An early May analysis
of the D.C./Maryland/Virginia metro area by local NPR affiliate WAMU-FM offers
some insight. It found jurisdictions like Washington, D.C. and Prince George’s
County, MD enjoying wage disparities of only 17 percent and 7 percent,
respectively. It just so happens these are majority black jurisdictions.

But these figures—while certainly cause for further study
and for optimism about future wage parity—are, in the short-term, more strongly
indicative of lagging economic trends in heavily black communities like D.C.
and Prince George’s County. For example, foreclosure rates
in majority-black Baltimore city and Prince George’s County are the first and
second highest such rates in the state of Maryland. It should be noted that
these locations are home to a thriving regional black middle-class built on
federal, state and local government employment and contracting. Still, they are
also some of the most impoverished areas in the region, with black unemployment
rates still double-digits in the city while Prince George’s County continues
tackling high foreclosure rates.

“[R]ace also figures into these earnings differences,” Ariane Hegewisch
of the Institute for Women’s Policy Research told WAMU. “African American
women traditionally are more likely to work full-time than other women and also
African American men, of course, are impacted by discrimination possibly and
really do not get the high-paying jobs.” In a peculiar and ugly twist, the
closing of that gap with black men may not mean actual progress as much as it
means black men are simply losing significant economic ground.

Such trends are seen elsewhere throughout the country where
there are large concentrations of black residents or where there are majority-black
populations.
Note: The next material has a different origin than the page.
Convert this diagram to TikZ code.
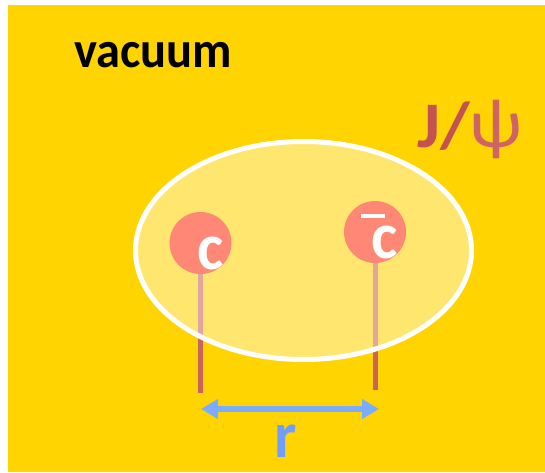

The Census Bureau American
Community Survey (ACS) is not tracking granular racial wage gap figures by city and county. But, a random sampling
of ACS data shows such gaps are
smaller in majority-black areas or urban centers than in places with massive
majority-white populations. In large
black urban cities like Detroit, Philadelphia, Richmond and Baltimore, the
general earnings gap between men and women is 1.45 percent, 9.47 percent, 10.2
percent and 13.5 percent, respectively.

But, in jurisdictions with huge majority-white and
relatively middle-class populations like Provo, UT, Loudoun County, VA,
Missoula, MT and Fargo, ND, the general wage gaps are much, much wider at 61
percent, 47 percent, 38 percent and 28 percent, respectively. Even within a major city like New York, gaps
vary by borough: 21.4 percent in majority-white Staten Island but ust 6.5
percent in Brooklyn, which is much more ethnically diverse. The more people of color a population in a
given location has, the more chance its wage gaps will diminish.

That’s not because communities of color have a magical
ability to erase wage gaps. It’s due to a combination of already sub-par wages
for black women compared to white men and white women, compounded to ongoing
economic doldrums for black men. These numbers matter because they reveal the
extent to which most mainstream earnings comparisons are largely conducted as
if men of color – especially black men – don’t exist. Many wage gap studies
(like this
one
) use “white, non-Hispanic male earnings” as the lead performance metric
for male earnings overall without even factoring in black or Latino men.

In the current environment where black unemployment,
underemployment, and poverty is still double the national average, the totality
of the African American community’s unique socio-economic circumstances must be
taken into account. Black male economic health can’t be left out of the
equation around the politics of the pay gap. White women are subject to
grueling pay gaps, but they also face these problems from the context of more
financially stable communities. The big question mark for black women, however,
is if they and their fathers, brothers and sons will continue to face an
unpredictable economic climate and whether these troubling trends will persist
over the next decade or generations to come.